--- START OF Available data ---

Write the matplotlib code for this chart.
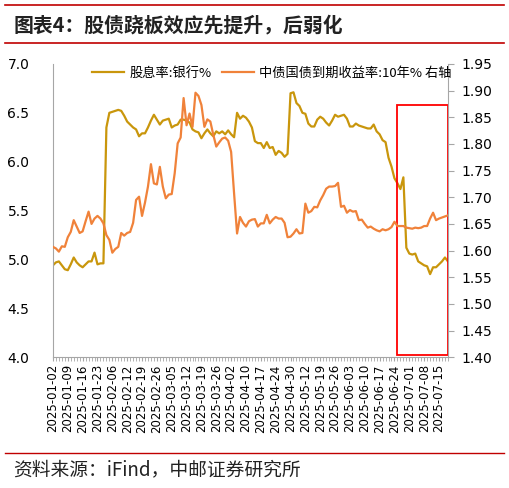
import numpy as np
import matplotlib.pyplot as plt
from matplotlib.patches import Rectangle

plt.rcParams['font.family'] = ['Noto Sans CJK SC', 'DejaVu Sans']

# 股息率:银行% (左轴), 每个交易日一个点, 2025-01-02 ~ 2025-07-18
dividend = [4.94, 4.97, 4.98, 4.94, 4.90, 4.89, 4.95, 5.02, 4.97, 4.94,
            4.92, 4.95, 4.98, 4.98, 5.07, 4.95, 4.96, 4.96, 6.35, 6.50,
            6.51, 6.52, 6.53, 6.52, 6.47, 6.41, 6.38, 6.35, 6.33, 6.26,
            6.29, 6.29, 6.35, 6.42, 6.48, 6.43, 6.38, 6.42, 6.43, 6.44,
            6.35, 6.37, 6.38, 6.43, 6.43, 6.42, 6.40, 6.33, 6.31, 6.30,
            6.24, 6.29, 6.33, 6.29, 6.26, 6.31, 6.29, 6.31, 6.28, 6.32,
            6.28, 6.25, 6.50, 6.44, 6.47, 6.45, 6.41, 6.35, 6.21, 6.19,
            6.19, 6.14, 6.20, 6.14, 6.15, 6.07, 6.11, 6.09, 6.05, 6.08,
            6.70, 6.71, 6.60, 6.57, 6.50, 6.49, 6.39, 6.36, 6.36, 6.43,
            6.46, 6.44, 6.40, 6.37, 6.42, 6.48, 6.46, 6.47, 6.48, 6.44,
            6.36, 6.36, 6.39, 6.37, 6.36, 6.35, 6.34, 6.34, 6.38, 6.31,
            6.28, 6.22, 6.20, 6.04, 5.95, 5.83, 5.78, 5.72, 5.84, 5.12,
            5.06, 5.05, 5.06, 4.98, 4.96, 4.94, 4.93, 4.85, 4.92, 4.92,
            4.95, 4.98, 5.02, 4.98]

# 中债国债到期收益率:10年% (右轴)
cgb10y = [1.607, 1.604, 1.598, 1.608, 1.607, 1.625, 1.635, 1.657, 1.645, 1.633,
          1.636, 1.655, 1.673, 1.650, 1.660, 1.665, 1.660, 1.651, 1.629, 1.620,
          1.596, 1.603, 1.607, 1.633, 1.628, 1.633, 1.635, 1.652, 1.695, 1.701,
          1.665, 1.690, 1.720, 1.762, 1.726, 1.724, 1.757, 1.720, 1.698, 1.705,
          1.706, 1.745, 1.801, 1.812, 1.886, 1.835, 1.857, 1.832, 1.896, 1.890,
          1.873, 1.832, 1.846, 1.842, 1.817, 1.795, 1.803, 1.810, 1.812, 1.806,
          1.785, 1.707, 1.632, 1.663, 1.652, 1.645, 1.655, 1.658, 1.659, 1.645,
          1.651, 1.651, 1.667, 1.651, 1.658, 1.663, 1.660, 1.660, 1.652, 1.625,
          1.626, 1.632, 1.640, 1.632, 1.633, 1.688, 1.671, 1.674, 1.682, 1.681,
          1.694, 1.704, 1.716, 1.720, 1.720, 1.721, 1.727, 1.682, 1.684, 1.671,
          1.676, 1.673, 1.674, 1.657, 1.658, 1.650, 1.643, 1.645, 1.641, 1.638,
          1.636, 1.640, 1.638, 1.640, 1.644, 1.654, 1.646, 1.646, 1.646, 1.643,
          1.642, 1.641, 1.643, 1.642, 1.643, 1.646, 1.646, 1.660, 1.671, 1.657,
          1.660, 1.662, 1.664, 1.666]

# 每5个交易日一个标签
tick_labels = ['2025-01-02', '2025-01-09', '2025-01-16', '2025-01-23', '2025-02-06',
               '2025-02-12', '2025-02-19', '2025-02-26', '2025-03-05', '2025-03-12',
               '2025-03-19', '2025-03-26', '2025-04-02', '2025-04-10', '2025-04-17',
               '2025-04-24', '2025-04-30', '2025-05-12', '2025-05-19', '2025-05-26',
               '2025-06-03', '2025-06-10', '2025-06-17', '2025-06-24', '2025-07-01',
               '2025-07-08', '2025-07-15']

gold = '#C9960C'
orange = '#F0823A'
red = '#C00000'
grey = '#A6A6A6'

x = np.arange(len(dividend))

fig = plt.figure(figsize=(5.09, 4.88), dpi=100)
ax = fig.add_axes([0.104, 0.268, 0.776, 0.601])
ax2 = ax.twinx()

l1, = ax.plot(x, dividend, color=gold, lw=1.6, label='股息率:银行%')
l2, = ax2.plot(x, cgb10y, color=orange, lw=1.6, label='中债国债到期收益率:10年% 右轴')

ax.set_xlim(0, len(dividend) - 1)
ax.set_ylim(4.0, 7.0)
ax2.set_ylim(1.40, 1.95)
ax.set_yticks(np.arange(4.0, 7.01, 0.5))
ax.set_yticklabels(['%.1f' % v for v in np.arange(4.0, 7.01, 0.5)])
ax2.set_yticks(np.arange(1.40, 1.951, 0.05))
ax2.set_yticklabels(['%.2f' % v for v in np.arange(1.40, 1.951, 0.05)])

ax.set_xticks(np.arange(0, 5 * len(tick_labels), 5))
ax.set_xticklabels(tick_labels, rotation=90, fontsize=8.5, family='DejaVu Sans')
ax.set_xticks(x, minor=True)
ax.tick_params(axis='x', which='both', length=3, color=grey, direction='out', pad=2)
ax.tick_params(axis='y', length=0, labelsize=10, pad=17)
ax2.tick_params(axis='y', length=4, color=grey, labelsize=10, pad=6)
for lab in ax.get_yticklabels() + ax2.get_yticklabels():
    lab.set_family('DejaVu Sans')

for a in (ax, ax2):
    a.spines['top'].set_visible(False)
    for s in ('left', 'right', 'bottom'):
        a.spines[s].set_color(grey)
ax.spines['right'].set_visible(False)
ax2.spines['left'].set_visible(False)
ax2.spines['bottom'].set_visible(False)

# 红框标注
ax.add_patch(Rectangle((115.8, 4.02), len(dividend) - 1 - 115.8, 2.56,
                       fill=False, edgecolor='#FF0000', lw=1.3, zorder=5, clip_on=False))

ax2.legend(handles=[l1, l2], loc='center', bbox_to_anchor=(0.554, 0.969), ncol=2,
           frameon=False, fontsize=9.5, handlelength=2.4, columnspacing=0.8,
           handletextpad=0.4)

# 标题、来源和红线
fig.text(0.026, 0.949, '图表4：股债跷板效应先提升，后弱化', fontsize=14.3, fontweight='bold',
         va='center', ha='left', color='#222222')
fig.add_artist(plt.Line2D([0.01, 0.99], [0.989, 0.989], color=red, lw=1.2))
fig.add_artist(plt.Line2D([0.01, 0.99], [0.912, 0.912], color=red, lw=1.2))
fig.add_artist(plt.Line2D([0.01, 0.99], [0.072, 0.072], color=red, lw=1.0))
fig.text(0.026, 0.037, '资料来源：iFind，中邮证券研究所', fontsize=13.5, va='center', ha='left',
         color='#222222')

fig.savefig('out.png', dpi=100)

--- END OF Available data ---

### Challenge
Reproduce the full listing above verbatim, with no pictures included.

### Solution
Write the matplotlib code for this chart.
import numpy as np
import matplotlib.pyplot as plt
from matplotlib.patches import Rectangle

plt.rcParams['font.family'] = ['Noto Sans CJK SC', 'DejaVu Sans']

# 股息率:银行% (左轴), 每个交易日一个点, 2025-01-02 ~ 2025-07-18
dividend = [4.94, 4.97, 4.98, 4.94, 4.90, 4.89, 4.95, 5.02, 4.97, 4.94,
            4.92, 4.95, 4.98, 4.98, 5.07, 4.95, 4.96, 4.96, 6.35, 6.50,
            6.51, 6.52, 6.53, 6.52, 6.47, 6.41, 6.38, 6.35, 6.33, 6.26,
            6.29, 6.29, 6.35, 6.42, 6.48, 6.43, 6.38, 6.42, 6.43, 6.44,
            6.35, 6.37, 6.38, 6.43, 6.43, 6.42, 6.40, 6.33, 6.31, 6.30,
            6.24, 6.29, 6.33, 6.29, 6.26, 6.31, 6.29, 6.31, 6.28, 6.32,
            6.28, 6.25, 6.50, 6.44, 6.47, 6.45, 6.41, 6.35, 6.21, 6.19,
            6.19, 6.14, 6.20, 6.14, 6.15, 6.07, 6.11, 6.09, 6.05, 6.08,
            6.70, 6.71, 6.60, 6.57, 6.50, 6.49, 6.39, 6.36, 6.36, 6.43,
            6.46, 6.44, 6.40, 6.37, 6.42, 6.48, 6.46, 6.47, 6.48, 6.44,
            6.36, 6.36, 6.39, 6.37, 6.36, 6.35, 6.34, 6.34, 6.38, 6.31,
            6.28, 6.22, 6.20, 6.04, 5.95, 5.83, 5.78, 5.72, 5.84, 5.12,
            5.06, 5.05, 5.06, 4.98, 4.96, 4.94, 4.93, 4.85, 4.92, 4.92,
            4.95, 4.98, 5.02, 4.98]

# 中债国债到期收益率:10年% (右轴)
cgb10y = [1.607, 1.604, 1.598, 1.608, 1.607, 1.625, 1.635, 1.657, 1.645, 1.633,
          1.636, 1.655, 1.673, 1.650, 1.660, 1.665, 1.660, 1.651, 1.629, 1.620,
          1.596, 1.603, 1.607, 1.633, 1.628, 1.633, 1.635, 1.652, 1.695, 1.701,
          1.665, 1.690, 1.720, 1.762, 1.726, 1.724, 1.757, 1.720, 1.698, 1.705,
          1.706, 1.745, 1.801, 1.812, 1.886, 1.835, 1.857, 1.832, 1.896, 1.890,
          1.873, 1.832, 1.846, 1.842, 1.817, 1.795, 1.803, 1.810, 1.812, 1.806,
          1.785, 1.707, 1.632, 1.663, 1.652, 1.645, 1.655, 1.658, 1.659, 1.645,
          1.651, 1.651, 1.667, 1.651, 1.658, 1.663, 1.660, 1.660, 1.652, 1.625,
          1.626, 1.632, 1.640, 1.632, 1.633, 1.688, 1.671, 1.674, 1.682, 1.681,
          1.694, 1.704, 1.716, 1.720, 1.720, 1.721, 1.727, 1.682, 1.684, 1.671,
          1.676, 1.673, 1.674, 1.657, 1.658, 1.650, 1.643, 1.645, 1.641, 1.638,
          1.636, 1.640, 1.638, 1.640, 1.644, 1.654, 1.646, 1.646, 1.646, 1.643,
          1.642, 1.641, 1.643, 1.642, 1.643, 1.646, 1.646, 1.660, 1.671, 1.657,
          1.660, 1.662, 1.664, 1.666]

# 每5个交易日一个标签
tick_labels = ['2025-01-02', '2025-01-09', '2025-01-16', '2025-01-23', '2025-02-06',
               '2025-02-12', '2025-02-19', '2025-02-26', '2025-03-05', '2025-03-12',
               '2025-03-19', '2025-03-26', '2025-04-02', '2025-04-10', '2025-04-17',
               '2025-04-24', '2025-04-30', '2025-05-12', '2025-05-19', '2025-05-26',
               '2025-06-03', '2025-06-10', '2025-06-17', '2025-06-24', '2025-07-01',
               '2025-07-08', '2025-07-15']

gold = '#C9960C'
orange = '#F0823A'
red = '#C00000'
grey = '#A6A6A6'

x = np.arange(len(dividend))

fig = plt.figure(figsize=(5.09, 4.88), dpi=100)
ax = fig.add_axes([0.104, 0.268, 0.776, 0.601])
ax2 = ax.twinx()

l1, = ax.plot(x, dividend, color=gold, lw=1.6, label='股息率:银行%')
l2, = ax2.plot(x, cgb10y, color=orange, lw=1.6, label='中债国债到期收益率:10年% 右轴')

ax.set_xlim(0, len(dividend) - 1)
ax.set_ylim(4.0, 7.0)
ax2.set_ylim(1.40, 1.95)
ax.set_yticks(np.arange(4.0, 7.01, 0.5))
ax.set_yticklabels(['%.1f' % v for v in np.arange(4.0, 7.01, 0.5)])
ax2.set_yticks(np.arange(1.40, 1.951, 0.05))
ax2.set_yticklabels(['%.2f' % v for v in np.arange(1.40, 1.951, 0.05)])

ax.set_xticks(np.arange(0, 5 * len(tick_labels), 5))
ax.set_xticklabels(tick_labels, rotation=90, fontsize=8.5, family='DejaVu Sans')
ax.set_xticks(x, minor=True)
ax.tick_params(axis='x', which='both', length=3, color=grey, direction='out', pad=2)
ax.tick_params(axis='y', length=0, labelsize=10, pad=17)
ax2.tick_params(axis='y', length=4, color=grey, labelsize=10, pad=6)
for lab in ax.get_yticklabels() + ax2.get_yticklabels():
    lab.set_family('DejaVu Sans')

for a in (ax, ax2):
    a.spines['top'].set_visible(False)
    for s in ('left', 'right', 'bottom'):
        a.spines[s].set_color(grey)
ax.spines['right'].set_visible(False)
ax2.spines['left'].set_visible(False)
ax2.spines['bottom'].set_visible(False)

# 红框标注
ax.add_patch(Rectangle((115.8, 4.02), len(dividend) - 1 - 115.8, 2.56,
                       fill=False, edgecolor='#FF0000', lw=1.3, zorder=5, clip_on=False))

ax2.legend(handles=[l1, l2], loc='center', bbox_to_anchor=(0.554, 0.969), ncol=2,
           frameon=False, fontsize=9.5, handlelength=2.4, columnspacing=0.8,
           handletextpad=0.4)

# 标题、来源和红线
fig.text(0.026, 0.949, '图表4：股债跷板效应先提升，后弱化', fontsize=14.3, fontweight='bold',
         va='center', ha='left', color='#222222')
fig.add_artist(plt.Line2D([0.01, 0.99], [0.989, 0.989], color=red, lw=1.2))
fig.add_artist(plt.Line2D([0.01, 0.99], [0.912, 0.912], color=red, lw=1.2))
fig.add_artist(plt.Line2D([0.01, 0.99], [0.072, 0.072], color=red, lw=1.0))
fig.text(0.026, 0.037, '资料来源：iFind，中邮证券研究所', fontsize=13.5, va='center', ha='left',
         color='#222222')

fig.savefig('out.png', dpi=100)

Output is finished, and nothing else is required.